For this exercise, write out exactly, and only, the lines running from the line that contains "Write a web" through the line that contains "const fy = px => 1 - px / H;".

[Excerpt from a dataset]
____________________

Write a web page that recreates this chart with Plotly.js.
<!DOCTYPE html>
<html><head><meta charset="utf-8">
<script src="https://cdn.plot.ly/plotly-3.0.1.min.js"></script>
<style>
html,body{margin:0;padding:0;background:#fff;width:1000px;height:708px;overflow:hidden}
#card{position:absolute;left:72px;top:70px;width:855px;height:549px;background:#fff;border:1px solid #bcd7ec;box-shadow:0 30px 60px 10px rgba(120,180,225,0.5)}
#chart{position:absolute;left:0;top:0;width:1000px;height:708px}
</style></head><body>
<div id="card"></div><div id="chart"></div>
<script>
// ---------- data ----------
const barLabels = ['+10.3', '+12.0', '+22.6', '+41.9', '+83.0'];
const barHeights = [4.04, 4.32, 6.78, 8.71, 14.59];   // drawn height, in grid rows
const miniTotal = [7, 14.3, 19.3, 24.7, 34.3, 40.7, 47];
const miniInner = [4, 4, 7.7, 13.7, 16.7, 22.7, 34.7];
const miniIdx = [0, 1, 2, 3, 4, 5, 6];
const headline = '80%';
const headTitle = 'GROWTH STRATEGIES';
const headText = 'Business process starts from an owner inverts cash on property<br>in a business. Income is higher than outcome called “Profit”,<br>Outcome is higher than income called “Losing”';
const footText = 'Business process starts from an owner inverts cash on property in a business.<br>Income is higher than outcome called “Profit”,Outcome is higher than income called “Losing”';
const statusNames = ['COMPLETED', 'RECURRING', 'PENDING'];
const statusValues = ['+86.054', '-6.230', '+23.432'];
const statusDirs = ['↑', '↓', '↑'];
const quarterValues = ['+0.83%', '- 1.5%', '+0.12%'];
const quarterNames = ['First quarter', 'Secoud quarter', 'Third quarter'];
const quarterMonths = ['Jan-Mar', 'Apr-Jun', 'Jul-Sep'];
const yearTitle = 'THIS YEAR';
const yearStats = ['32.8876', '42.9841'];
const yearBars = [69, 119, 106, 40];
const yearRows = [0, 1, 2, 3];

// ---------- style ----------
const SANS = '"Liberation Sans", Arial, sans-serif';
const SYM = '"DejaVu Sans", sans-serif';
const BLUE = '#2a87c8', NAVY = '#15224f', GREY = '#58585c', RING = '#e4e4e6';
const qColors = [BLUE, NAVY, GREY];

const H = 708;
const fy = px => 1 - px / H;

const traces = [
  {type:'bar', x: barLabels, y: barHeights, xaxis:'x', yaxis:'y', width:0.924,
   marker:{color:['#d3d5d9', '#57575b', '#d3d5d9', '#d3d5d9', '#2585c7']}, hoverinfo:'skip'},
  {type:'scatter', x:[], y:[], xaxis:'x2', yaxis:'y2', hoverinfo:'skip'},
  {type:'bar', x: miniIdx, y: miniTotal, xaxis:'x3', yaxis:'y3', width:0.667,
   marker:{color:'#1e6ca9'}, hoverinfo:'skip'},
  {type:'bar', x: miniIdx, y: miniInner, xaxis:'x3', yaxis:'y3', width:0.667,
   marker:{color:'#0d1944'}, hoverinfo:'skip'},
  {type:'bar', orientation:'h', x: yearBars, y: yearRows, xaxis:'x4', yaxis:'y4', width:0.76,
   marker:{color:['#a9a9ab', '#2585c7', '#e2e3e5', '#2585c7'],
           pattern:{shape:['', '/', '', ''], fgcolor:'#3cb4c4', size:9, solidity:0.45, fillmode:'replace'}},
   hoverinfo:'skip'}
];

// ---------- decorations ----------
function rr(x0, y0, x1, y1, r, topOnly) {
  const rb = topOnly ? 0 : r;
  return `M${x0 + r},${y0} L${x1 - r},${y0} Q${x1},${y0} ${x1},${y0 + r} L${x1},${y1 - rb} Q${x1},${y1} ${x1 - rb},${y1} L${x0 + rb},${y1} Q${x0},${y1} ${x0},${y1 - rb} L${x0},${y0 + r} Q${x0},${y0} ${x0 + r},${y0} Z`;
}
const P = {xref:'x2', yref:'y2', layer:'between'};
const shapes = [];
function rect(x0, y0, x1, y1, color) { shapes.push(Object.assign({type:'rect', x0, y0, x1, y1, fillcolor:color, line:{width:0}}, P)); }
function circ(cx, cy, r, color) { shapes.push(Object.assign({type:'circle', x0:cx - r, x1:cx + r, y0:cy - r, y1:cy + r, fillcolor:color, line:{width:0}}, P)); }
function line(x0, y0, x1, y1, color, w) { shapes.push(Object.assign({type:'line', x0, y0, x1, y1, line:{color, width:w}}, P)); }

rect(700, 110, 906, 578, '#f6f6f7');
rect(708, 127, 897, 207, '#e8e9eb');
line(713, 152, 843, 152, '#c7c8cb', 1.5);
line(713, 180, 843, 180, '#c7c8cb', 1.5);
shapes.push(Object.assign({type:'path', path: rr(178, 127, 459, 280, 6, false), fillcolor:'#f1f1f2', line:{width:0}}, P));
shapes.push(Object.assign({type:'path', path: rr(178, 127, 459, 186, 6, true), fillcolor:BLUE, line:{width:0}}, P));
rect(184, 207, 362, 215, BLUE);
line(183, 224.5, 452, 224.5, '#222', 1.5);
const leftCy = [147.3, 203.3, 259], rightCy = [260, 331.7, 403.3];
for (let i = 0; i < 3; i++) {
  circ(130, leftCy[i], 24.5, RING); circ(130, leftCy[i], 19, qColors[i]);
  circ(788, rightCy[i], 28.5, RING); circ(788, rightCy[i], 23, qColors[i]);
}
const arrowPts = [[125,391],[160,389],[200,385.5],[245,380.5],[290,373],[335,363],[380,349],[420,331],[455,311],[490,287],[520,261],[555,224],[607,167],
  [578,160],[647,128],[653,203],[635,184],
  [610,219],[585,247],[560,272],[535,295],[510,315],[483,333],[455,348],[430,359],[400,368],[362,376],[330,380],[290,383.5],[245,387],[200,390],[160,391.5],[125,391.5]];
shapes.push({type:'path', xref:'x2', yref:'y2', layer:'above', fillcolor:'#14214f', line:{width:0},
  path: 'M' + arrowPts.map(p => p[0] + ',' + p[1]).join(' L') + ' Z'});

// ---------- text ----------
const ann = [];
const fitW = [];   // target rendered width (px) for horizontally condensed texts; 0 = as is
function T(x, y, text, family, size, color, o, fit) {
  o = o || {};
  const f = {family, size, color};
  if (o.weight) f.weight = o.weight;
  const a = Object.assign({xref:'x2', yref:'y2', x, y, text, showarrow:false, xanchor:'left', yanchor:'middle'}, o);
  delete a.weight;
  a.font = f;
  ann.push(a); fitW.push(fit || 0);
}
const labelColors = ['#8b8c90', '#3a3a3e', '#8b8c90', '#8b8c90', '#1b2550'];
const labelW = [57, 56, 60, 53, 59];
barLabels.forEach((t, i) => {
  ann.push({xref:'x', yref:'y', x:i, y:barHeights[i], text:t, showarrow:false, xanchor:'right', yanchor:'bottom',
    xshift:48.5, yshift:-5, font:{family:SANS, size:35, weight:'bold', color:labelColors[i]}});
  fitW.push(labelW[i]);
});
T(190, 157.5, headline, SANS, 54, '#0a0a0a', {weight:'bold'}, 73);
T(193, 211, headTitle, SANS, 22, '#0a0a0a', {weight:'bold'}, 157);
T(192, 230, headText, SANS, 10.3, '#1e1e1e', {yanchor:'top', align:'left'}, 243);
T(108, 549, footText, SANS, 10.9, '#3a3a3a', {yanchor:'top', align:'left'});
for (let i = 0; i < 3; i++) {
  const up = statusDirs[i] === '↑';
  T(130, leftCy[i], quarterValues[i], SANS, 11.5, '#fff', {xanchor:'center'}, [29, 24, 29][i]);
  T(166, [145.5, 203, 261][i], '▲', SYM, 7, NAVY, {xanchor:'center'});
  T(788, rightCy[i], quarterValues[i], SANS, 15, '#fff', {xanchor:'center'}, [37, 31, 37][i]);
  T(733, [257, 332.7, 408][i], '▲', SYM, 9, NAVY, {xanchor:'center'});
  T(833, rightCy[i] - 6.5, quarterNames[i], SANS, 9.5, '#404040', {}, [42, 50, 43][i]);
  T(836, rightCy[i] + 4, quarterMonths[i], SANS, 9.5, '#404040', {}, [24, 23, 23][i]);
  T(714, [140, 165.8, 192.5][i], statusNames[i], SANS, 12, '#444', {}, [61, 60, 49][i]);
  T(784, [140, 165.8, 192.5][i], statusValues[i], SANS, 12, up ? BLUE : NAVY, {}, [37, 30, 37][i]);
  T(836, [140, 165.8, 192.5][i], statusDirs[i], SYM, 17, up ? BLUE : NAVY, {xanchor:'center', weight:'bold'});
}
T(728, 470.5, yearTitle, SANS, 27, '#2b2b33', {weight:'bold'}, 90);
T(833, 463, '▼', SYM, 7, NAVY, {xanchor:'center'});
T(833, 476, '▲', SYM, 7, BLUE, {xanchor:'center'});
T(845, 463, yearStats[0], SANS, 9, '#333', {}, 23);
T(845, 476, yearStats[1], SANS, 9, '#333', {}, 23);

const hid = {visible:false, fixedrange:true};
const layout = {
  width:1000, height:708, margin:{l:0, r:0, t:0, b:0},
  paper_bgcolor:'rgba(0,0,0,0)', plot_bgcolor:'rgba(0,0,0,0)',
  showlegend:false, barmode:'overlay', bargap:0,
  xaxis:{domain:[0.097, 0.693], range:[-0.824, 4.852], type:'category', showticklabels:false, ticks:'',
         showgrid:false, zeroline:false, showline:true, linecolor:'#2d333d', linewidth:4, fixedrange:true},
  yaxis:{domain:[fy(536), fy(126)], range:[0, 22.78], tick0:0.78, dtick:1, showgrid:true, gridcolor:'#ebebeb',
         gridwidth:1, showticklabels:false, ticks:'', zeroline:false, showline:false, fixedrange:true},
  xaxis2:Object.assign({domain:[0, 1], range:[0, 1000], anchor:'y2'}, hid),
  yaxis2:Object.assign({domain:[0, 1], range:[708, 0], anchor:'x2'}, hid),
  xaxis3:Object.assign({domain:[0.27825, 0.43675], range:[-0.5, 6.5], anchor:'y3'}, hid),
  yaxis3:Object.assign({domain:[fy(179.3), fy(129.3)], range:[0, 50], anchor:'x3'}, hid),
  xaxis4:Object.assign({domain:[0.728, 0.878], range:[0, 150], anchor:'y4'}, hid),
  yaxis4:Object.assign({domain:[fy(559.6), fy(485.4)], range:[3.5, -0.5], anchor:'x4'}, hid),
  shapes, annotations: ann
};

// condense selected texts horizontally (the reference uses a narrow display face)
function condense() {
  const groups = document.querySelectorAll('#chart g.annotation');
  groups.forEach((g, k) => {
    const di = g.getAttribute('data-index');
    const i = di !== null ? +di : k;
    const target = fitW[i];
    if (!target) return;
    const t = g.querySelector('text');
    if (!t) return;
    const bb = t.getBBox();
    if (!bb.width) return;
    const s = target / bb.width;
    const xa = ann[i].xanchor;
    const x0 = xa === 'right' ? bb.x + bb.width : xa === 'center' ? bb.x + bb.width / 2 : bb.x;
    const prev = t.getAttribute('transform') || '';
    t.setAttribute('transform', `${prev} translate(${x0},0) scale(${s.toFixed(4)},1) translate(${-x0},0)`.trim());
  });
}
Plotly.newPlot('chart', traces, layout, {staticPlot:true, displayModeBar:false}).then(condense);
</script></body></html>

____________________

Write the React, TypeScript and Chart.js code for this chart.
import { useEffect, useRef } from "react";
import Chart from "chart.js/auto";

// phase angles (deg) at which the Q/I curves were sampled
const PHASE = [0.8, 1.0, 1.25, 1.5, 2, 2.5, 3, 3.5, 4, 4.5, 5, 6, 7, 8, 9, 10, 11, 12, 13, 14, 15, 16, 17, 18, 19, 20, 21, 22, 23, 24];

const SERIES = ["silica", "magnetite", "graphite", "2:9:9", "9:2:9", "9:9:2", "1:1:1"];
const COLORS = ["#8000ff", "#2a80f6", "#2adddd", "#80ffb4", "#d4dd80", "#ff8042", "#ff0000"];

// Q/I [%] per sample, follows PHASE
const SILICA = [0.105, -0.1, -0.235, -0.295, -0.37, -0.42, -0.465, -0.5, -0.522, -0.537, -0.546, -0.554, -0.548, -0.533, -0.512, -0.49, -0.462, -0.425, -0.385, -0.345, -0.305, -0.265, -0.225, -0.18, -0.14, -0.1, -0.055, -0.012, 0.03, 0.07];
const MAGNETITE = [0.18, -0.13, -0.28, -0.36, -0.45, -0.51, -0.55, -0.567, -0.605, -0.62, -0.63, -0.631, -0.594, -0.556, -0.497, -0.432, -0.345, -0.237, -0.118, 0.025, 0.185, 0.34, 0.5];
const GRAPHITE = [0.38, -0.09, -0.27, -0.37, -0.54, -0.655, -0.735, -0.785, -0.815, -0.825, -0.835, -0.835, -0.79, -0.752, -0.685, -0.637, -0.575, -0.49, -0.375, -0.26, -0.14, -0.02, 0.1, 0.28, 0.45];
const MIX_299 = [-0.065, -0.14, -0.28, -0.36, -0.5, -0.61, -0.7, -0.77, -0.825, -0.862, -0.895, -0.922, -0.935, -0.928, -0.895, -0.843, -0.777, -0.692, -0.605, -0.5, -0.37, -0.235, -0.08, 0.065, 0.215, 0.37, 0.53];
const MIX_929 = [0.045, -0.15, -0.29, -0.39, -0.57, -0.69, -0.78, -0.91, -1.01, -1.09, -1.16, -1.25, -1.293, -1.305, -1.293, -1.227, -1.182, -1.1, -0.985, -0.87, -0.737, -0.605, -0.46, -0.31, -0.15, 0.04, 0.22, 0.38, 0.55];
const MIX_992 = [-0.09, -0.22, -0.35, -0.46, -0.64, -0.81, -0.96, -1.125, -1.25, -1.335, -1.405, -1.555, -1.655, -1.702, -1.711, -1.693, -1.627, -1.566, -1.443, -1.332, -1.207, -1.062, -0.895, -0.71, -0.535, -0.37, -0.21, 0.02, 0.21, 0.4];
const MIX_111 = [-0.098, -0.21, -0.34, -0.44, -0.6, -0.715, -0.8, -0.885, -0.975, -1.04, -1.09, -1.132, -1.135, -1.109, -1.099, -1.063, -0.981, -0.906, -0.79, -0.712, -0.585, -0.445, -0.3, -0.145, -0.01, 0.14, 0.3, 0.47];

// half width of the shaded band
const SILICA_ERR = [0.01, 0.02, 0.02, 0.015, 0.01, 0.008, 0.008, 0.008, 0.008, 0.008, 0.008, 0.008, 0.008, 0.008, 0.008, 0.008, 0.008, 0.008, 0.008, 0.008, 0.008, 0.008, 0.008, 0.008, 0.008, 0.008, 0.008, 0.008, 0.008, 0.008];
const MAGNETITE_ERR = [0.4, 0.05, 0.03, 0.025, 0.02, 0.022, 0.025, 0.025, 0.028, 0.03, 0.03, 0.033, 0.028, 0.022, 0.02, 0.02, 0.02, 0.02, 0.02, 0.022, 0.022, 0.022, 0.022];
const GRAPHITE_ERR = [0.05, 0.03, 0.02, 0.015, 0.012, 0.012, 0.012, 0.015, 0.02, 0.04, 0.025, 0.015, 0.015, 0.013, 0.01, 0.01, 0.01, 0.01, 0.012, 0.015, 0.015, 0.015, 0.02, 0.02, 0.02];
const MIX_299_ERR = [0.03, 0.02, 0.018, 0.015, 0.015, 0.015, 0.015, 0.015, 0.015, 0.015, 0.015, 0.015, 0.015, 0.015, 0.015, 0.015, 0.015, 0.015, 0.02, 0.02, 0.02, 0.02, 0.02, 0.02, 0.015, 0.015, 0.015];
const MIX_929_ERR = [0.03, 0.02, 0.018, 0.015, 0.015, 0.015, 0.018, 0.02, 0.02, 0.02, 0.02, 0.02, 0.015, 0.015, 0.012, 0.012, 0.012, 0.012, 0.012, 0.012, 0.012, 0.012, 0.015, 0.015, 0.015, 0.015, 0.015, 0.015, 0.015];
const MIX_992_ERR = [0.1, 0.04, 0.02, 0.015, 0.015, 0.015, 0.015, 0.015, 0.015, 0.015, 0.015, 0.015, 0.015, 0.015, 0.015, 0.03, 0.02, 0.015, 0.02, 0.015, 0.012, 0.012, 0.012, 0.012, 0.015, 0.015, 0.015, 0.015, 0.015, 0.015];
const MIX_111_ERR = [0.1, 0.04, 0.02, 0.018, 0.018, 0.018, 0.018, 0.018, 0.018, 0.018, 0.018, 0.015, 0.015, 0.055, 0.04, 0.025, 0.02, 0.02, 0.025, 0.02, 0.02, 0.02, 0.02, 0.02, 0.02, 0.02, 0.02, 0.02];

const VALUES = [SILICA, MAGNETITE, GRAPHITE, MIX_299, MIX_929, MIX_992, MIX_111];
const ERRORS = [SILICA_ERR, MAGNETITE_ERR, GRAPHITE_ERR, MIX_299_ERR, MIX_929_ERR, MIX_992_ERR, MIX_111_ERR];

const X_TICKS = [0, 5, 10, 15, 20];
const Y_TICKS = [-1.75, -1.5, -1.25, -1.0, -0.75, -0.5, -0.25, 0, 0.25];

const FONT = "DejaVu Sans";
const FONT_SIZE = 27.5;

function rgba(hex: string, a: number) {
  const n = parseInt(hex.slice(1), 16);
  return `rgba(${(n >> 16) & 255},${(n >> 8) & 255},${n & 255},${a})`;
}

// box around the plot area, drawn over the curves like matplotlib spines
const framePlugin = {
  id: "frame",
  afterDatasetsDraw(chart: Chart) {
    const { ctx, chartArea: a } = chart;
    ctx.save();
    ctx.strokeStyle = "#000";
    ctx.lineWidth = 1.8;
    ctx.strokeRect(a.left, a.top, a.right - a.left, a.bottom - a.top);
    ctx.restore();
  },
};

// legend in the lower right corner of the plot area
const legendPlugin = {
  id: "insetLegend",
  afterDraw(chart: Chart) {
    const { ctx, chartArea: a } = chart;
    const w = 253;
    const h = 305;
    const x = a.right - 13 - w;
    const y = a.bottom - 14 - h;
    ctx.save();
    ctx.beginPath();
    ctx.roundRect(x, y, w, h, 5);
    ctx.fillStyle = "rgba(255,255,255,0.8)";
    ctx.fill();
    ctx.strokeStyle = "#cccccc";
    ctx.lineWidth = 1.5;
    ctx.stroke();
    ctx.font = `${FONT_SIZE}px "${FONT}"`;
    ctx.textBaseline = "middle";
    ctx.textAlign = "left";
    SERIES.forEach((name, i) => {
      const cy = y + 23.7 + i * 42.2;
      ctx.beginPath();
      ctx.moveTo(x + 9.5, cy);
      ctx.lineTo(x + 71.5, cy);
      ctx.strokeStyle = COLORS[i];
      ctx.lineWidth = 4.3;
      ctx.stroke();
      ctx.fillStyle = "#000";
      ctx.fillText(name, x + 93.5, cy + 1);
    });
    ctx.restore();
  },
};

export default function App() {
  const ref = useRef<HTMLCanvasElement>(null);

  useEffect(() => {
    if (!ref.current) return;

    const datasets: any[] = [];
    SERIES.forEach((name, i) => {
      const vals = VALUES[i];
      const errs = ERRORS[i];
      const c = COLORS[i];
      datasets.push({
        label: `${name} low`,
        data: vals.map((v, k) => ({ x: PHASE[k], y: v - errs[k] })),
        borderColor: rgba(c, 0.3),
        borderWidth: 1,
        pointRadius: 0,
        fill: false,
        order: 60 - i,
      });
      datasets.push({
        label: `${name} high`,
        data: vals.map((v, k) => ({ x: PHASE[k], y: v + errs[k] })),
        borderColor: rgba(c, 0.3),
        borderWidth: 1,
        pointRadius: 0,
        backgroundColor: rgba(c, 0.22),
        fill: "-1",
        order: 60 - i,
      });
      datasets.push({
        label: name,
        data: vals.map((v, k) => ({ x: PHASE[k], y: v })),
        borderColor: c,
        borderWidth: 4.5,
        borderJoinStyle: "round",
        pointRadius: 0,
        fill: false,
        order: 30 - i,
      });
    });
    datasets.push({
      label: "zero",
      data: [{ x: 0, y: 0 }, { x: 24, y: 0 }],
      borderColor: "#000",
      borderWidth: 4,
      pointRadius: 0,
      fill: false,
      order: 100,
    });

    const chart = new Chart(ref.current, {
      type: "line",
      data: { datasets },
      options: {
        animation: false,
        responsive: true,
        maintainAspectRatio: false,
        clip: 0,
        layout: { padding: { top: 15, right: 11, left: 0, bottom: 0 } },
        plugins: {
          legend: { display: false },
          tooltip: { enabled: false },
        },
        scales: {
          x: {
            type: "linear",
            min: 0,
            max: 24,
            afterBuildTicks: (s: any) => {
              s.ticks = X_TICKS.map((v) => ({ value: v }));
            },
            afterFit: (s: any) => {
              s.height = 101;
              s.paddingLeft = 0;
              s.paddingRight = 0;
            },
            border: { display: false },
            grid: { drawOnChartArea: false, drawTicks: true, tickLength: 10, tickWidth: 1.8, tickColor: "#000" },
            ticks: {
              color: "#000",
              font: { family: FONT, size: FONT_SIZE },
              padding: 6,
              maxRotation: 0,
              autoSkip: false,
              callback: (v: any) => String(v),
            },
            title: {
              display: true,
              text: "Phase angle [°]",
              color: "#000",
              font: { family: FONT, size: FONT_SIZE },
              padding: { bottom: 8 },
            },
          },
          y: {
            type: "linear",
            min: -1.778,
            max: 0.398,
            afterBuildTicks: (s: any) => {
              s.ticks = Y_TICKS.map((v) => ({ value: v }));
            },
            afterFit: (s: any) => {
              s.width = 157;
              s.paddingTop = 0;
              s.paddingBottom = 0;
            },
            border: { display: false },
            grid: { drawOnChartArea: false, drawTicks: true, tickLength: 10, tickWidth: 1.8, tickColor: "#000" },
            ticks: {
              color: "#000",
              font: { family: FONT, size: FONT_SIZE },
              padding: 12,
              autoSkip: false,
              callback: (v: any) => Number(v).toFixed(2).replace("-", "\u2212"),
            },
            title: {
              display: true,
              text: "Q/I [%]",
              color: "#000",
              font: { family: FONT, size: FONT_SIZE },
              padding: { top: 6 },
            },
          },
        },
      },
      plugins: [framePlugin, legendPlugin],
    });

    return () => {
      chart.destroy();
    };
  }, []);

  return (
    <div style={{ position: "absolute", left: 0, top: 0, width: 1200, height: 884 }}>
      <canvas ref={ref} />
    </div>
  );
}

____________________

§ Solution to this exercise
Write a web page that recreates this chart with Plotly.js.
<!DOCTYPE html>
<html><head><meta charset="utf-8">
<script src="https://cdn.plot.ly/plotly-3.0.1.min.js"></script>
<style>
html,body{margin:0;padding:0;background:#fff;width:1000px;height:708px;overflow:hidden}
#card{position:absolute;left:72px;top:70px;width:855px;height:549px;background:#fff;border:1px solid #bcd7ec;box-shadow:0 30px 60px 10px rgba(120,180,225,0.5)}
#chart{position:absolute;left:0;top:0;width:1000px;height:708px}
</style></head><body>
<div id="card"></div><div id="chart"></div>
<script>
// ---------- data ----------
const barLabels = ['+10.3', '+12.0', '+22.6', '+41.9', '+83.0'];
const barHeights = [4.04, 4.32, 6.78, 8.71, 14.59];   // drawn height, in grid rows
const miniTotal = [7, 14.3, 19.3, 24.7, 34.3, 40.7, 47];
const miniInner = [4, 4, 7.7, 13.7, 16.7, 22.7, 34.7];
const miniIdx = [0, 1, 2, 3, 4, 5, 6];
const headline = '80%';
const headTitle = 'GROWTH STRATEGIES';
const headText = 'Business process starts from an owner inverts cash on property<br>in a business. Income is higher than outcome called “Profit”,<br>Outcome is higher than income called “Losing”';
const footText = 'Business process starts from an owner inverts cash on property in a business.<br>Income is higher than outcome called “Profit”,Outcome is higher than income called “Losing”';
const statusNames = ['COMPLETED', 'RECURRING', 'PENDING'];
const statusValues = ['+86.054', '-6.230', '+23.432'];
const statusDirs = ['↑', '↓', '↑'];
const quarterValues = ['+0.83%', '- 1.5%', '+0.12%'];
const quarterNames = ['First quarter', 'Secoud quarter', 'Third quarter'];
const quarterMonths = ['Jan-Mar', 'Apr-Jun', 'Jul-Sep'];
const yearTitle = 'THIS YEAR';
const yearStats = ['32.8876', '42.9841'];
const yearBars = [69, 119, 106, 40];
const yearRows = [0, 1, 2, 3];

// ---------- style ----------
const SANS = '"Liberation Sans", Arial, sans-serif';
const SYM = '"DejaVu Sans", sans-serif';
const BLUE = '#2a87c8', NAVY = '#15224f', GREY = '#58585c', RING = '#e4e4e6';
const qColors = [BLUE, NAVY, GREY];

const H = 708;
const fy = px => 1 - px / H;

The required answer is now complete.